Give every line of the data again, unchanged, but with no pictures.

╔══

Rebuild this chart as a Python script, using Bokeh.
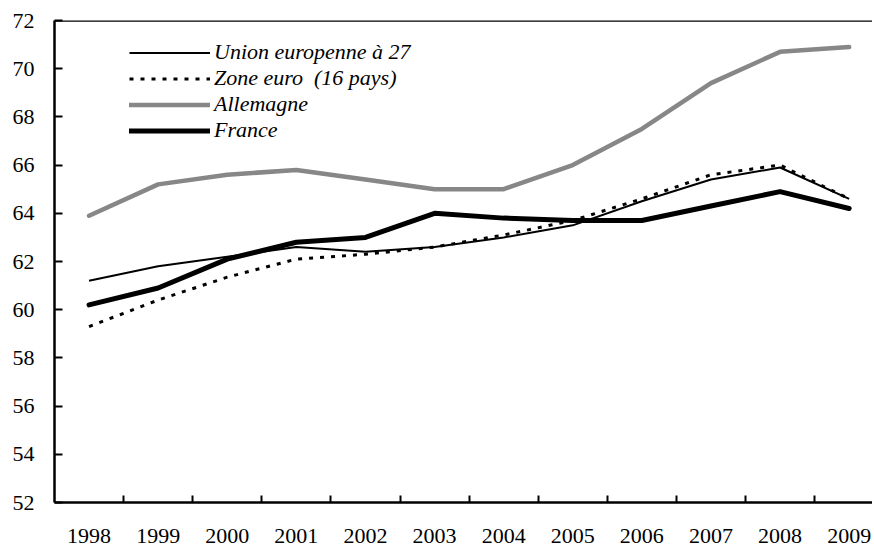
from bokeh.plotting import figure
from bokeh.models import FixedTicker, Span, Legend, LegendItem, Range1d
from bokeh.embed import file_html
from bokeh.resources import INLINE

years = [1998, 1999, 2000, 2001, 2002, 2003, 2004, 2005, 2006, 2007, 2008, 2009]
ue27 = [61.2, 61.8, 62.2, 62.6, 62.4, 62.6, 63.0, 63.5, 64.5, 65.4, 65.9, 64.6]
zone_euro = [59.3, 60.4, 61.35, 62.1, 62.3, 62.6, 63.1, 63.7, 64.6, 65.6, 66.0, 64.6]
allemagne = [63.9, 65.2, 65.6, 65.8, 65.4, 65.0, 65.0, 66.0, 67.5, 69.4, 70.7, 70.9]
france = [60.2, 60.9, 62.1, 62.8, 63.0, 64.0, 63.8, 63.7, 63.7, 64.3, 64.9, 64.2]
y_ticks = [52, 54, 56, 58, 60, 62, 64, 66, 68, 70, 72]
labels = ["Union europenne à 27", "Zone euro  (16 pays)", "Allemagne", "France"]

FONT = "Liberation Serif"

p = figure(width=872, height=546, output_backend="svg", toolbar_location=None,
           x_range=Range1d(1997.5, 1997.5 + 818 / 69.1), y_range=Range1d(52, 72),
           min_border_left=54, min_border_right=0, min_border_top=20,
           min_border_bottom=44)
p.outline_line_color = None
p.grid.visible = False
p.background_fill_color = "white"
p.border_fill_color = "white"

# x axis
xa = p.xaxis[0]
xa.ticker = FixedTicker(ticks=years, minor_ticks=[y + 0.5 for y in years[:-1]])
xa.major_label_overrides = {y: str(y) for y in years}
xa.major_tick_in = 0
xa.major_tick_out = 0
xa.minor_tick_in = 7
xa.minor_tick_out = 0
xa.minor_tick_line_width = 2
xa.minor_tick_line_color = "black"
xa.axis_line_width = 2.5
xa.axis_line_color = "black"
xa.major_label_standoff = 26
xa.major_label_text_line_height = 0.7
xa.major_label_text_font = FONT
xa.major_label_text_font_size = "22px"
xa.major_label_text_color = "black"

# y axis
ya = p.yaxis[0]
ya.ticker = FixedTicker(ticks=y_ticks)
ya.major_tick_in = 8
ya.major_tick_out = 0
ya.minor_tick_in = 0
ya.minor_tick_out = 0
ya.major_tick_line_width = 2
ya.major_tick_line_color = "black"
ya.axis_line_width = 2.5
ya.axis_line_color = "black"
ya.major_label_standoff = 20
ya.major_label_text_font = FONT
ya.major_label_text_font_size = "22px"
ya.major_label_text_color = "black"

# top border line
p.add_layout(Span(location=72, dimension="width", line_color="black", line_width=2.5))

r1 = p.line(years, ue27, line_color="black", line_width=2, line_join="round")
r2 = p.line(years, zone_euro, line_color="black", line_width=3, line_dash="4 7")
r3 = p.line(years, allemagne, line_color="#878787", line_width=4.5,
            line_join="round", line_cap="round")
r4 = p.line(years, france, line_color="black", line_width=5,
            line_join="round", line_cap="round")

legend = Legend(items=[LegendItem(label=labels[0], renderers=[r1]),
                       LegendItem(label=labels[1], renderers=[r2]),
                       LegendItem(label=labels[2], renderers=[r3]),
                       LegendItem(label=labels[3], renderers=[r4])],
                location=(75, 359))
legend.label_text_font = FONT
legend.label_text_font_style = "italic"
legend.label_text_font_size = "22px"
legend.label_text_color = "black"
legend.glyph_width = 81
legend.glyph_height = 25
legend.label_height = 25
legend.spacing = 0
legend.padding = 0
legend.margin = 0
legend.label_standoff = 4
legend.border_line_color = None
legend.background_fill_alpha = 0
p.add_layout(legend)

open("out.html", "w").write(file_html(p, INLINE))
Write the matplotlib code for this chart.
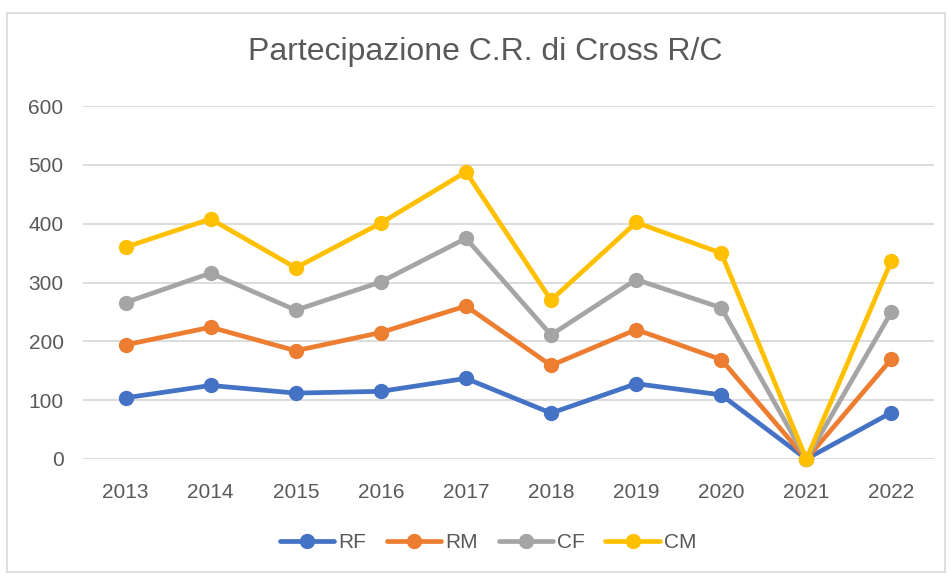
import matplotlib
matplotlib.use("Agg")
import matplotlib.pyplot as plt
from matplotlib.patches import Rectangle

years = ["2013", "2014", "2015", "2016", "2017", "2018", "2019", "2020", "2021", "2022"]
rf = [104, 125, 112, 115, 137, 78, 128, 109, 0, 79]
rm = [194, 224, 184, 215, 260, 159, 220, 169, 0, 170]
cf = [266, 316, 253, 301, 375, 211, 305, 257, 0, 250]
cm = [360, 408, 325, 401, 488, 270, 402, 350, 0, 337]
series_names = ["RF", "RM", "CF", "CM"]
colors = ["#4472C4", "#ED7D31", "#A5A5A5", "#FFC000"]
title = "Partecipazione C.R. di Cross R/C"

plt.rcParams["font.family"] = ["Liberation Sans", "DejaVu Sans"]

fig = plt.figure(figsize=(9.51, 5.79), dpi=100)
fig.patches.append(Rectangle((7/951, 1-572/579), 938/951, 559/579, transform=fig.transFigure,
                             fill=False, edgecolor="#D9D9D9", linewidth=1.2))
ax = fig.add_axes([83/951, 1-459/579, (934-83)/951, (459-106)/579])
x = list(range(len(years)))
for vals, name, c in zip([rf, rm, cf, cm], series_names, colors):
    ax.plot(x, vals, color=c, linewidth=3.4, marker="o", markersize=10, label=name,
            solid_joinstyle="round", solid_capstyle="round", clip_on=False)
ax.set_xlim(-0.5, len(years) - 0.5)
ax.set_ylim(0, 600)
ax.set_yticks(range(0, 601, 100))
ax.set_xticks(x)
ax.set_xticklabels(years)
ax.grid(axis="y", color="#D9D9D9", linewidth=1.3)
ax.set_axisbelow(True)
for s in ax.spines.values():
    s.set_visible(False)
ax.tick_params(length=0, labelsize=15, labelcolor="#595959")
ax.tick_params(axis="x", pad=17)
ax.tick_params(axis="y", pad=14)
fig.text(485/951, 1-52/579, title, ha="center", va="center", fontsize=23, color="#595959")
leg = fig.legend(loc="center", bbox_to_anchor=(488/951, 1-543/579), ncol=4, frameon=False,
                 fontsize=15, handlelength=2.6, columnspacing=1.0, handletextpad=0.2)
for t in leg.get_texts():
    t.set_color("#595959")
fig.savefig("out.png", dpi=100)
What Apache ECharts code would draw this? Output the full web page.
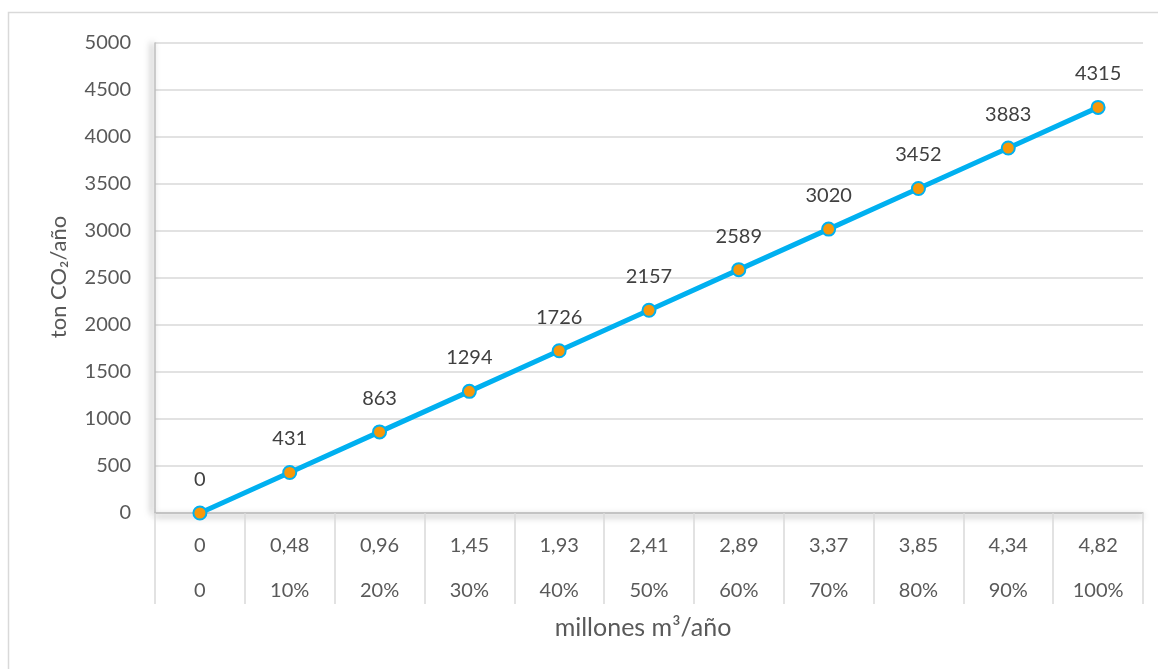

╚══

- [Solution to this task]:
Rebuild this chart as a Python script, using Bokeh.
from bokeh.plotting import figure
from bokeh.models import FixedTicker, Span, Legend, LegendItem, Range1d
from bokeh.embed import file_html
from bokeh.resources import INLINE

years = [1998, 1999, 2000, 2001, 2002, 2003, 2004, 2005, 2006, 2007, 2008, 2009]
ue27 = [61.2, 61.8, 62.2, 62.6, 62.4, 62.6, 63.0, 63.5, 64.5, 65.4, 65.9, 64.6]
zone_euro = [59.3, 60.4, 61.35, 62.1, 62.3, 62.6, 63.1, 63.7, 64.6, 65.6, 66.0, 64.6]
allemagne = [63.9, 65.2, 65.6, 65.8, 65.4, 65.0, 65.0, 66.0, 67.5, 69.4, 70.7, 70.9]
france = [60.2, 60.9, 62.1, 62.8, 63.0, 64.0, 63.8, 63.7, 63.7, 64.3, 64.9, 64.2]
y_ticks = [52, 54, 56, 58, 60, 62, 64, 66, 68, 70, 72]
labels = ["Union europenne à 27", "Zone euro  (16 pays)", "Allemagne", "France"]

FONT = "Liberation Serif"

p = figure(width=872, height=546, output_backend="svg", toolbar_location=None,
           x_range=Range1d(1997.5, 1997.5 + 818 / 69.1), y_range=Range1d(52, 72),
           min_border_left=54, min_border_right=0, min_border_top=20,
           min_border_bottom=44)
p.outline_line_color = None
p.grid.visible = False
p.background_fill_color = "white"
p.border_fill_color = "white"

# x axis
xa = p.xaxis[0]
xa.ticker = FixedTicker(ticks=years, minor_ticks=[y + 0.5 for y in years[:-1]])
xa.major_label_overrides = {y: str(y) for y in years}
xa.major_tick_in = 0
xa.major_tick_out = 0
xa.minor_tick_in = 7
xa.minor_tick_out = 0
xa.minor_tick_line_width = 2
xa.minor_tick_line_color = "black"
xa.axis_line_width = 2.5
xa.axis_line_color = "black"
xa.major_label_standoff = 26
xa.major_label_text_line_height = 0.7
xa.major_label_text_font = FONT
xa.major_label_text_font_size = "22px"
xa.major_label_text_color = "black"

# y axis
ya = p.yaxis[0]
ya.ticker = FixedTicker(ticks=y_ticks)
ya.major_tick_in = 8
ya.major_tick_out = 0
ya.minor_tick_in = 0
ya.minor_tick_out = 0
ya.major_tick_line_width = 2
ya.major_tick_line_color = "black"
ya.axis_line_width = 2.5
ya.axis_line_color = "black"
ya.major_label_standoff = 20
ya.major_label_text_font = FONT
ya.major_label_text_font_size = "22px"
ya.major_label_text_color = "black"

# top border line
p.add_layout(Span(location=72, dimension="width", line_color="black", line_width=2.5))

r1 = p.line(years, ue27, line_color="black", line_width=2, line_join="round")
r2 = p.line(years, zone_euro, line_color="black", line_width=3, line_dash="4 7")
r3 = p.line(years, allemagne, line_color="#878787", line_width=4.5,
            line_join="round", line_cap="round")
r4 = p.line(years, france, line_color="black", line_width=5,
            line_join="round", line_cap="round")

legend = Legend(items=[LegendItem(label=labels[0], renderers=[r1]),
                       LegendItem(label=labels[1], renderers=[r2]),
                       LegendItem(label=labels[2], renderers=[r3]),
                       LegendItem(label=labels[3], renderers=[r4])],
                location=(75, 359))
legend.label_text_font = FONT
legend.label_text_font_style = "italic"
legend.label_text_font_size = "22px"
legend.label_text_color = "black"
legend.glyph_width = 81
legend.glyph_height = 25
legend.label_height = 25
legend.spacing = 0
legend.padding = 0
legend.margin = 0
legend.label_standoff = 4
legend.border_line_color = None
legend.background_fill_alpha = 0
p.add_layout(legend)

open("out.html", "w").write(file_html(p, INLINE))
Write the matplotlib code for this chart.
import matplotlib
matplotlib.use("Agg")
import matplotlib.pyplot as plt
from matplotlib.patches import Rectangle

years = ["2013", "2014", "2015", "2016", "2017", "2018", "2019", "2020", "2021", "2022"]
rf = [104, 125, 112, 115, 137, 78, 128, 109, 0, 79]
rm = [194, 224, 184, 215, 260, 159, 220, 169, 0, 170]
cf = [266, 316, 253, 301, 375, 211, 305, 257, 0, 250]
cm = [360, 408, 325, 401, 488, 270, 402, 350, 0, 337]
series_names = ["RF", "RM", "CF", "CM"]
colors = ["#4472C4", "#ED7D31", "#A5A5A5", "#FFC000"]
title = "Partecipazione C.R. di Cross R/C"

plt.rcParams["font.family"] = ["Liberation Sans", "DejaVu Sans"]

fig = plt.figure(figsize=(9.51, 5.79), dpi=100)
fig.patches.append(Rectangle((7/951, 1-572/579), 938/951, 559/579, transform=fig.transFigure,
                             fill=False, edgecolor="#D9D9D9", linewidth=1.2))
ax = fig.add_axes([83/951, 1-459/579, (934-83)/951, (459-106)/579])
x = list(range(len(years)))
for vals, name, c in zip([rf, rm, cf, cm], series_names, colors):
    ax.plot(x, vals, color=c, linewidth=3.4, marker="o", markersize=10, label=name,
            solid_joinstyle="round", solid_capstyle="round", clip_on=False)
ax.set_xlim(-0.5, len(years) - 0.5)
ax.set_ylim(0, 600)
ax.set_yticks(range(0, 601, 100))
ax.set_xticks(x)
ax.set_xticklabels(years)
ax.grid(axis="y", color="#D9D9D9", linewidth=1.3)
ax.set_axisbelow(True)
for s in ax.spines.values():
    s.set_visible(False)
ax.tick_params(length=0, labelsize=15, labelcolor="#595959")
ax.tick_params(axis="x", pad=17)
ax.tick_params(axis="y", pad=14)
fig.text(485/951, 1-52/579, title, ha="center", va="center", fontsize=23, color="#595959")
leg = fig.legend(loc="center", bbox_to_anchor=(488/951, 1-543/579), ncol=4, frameon=False,
                 fontsize=15, handlelength=2.6, columnspacing=1.0, handletextpad=0.2)
for t in leg.get_texts():
    t.set_color("#595959")
fig.savefig("out.png", dpi=100)
What Apache ECharts code would draw this? Output the full web page.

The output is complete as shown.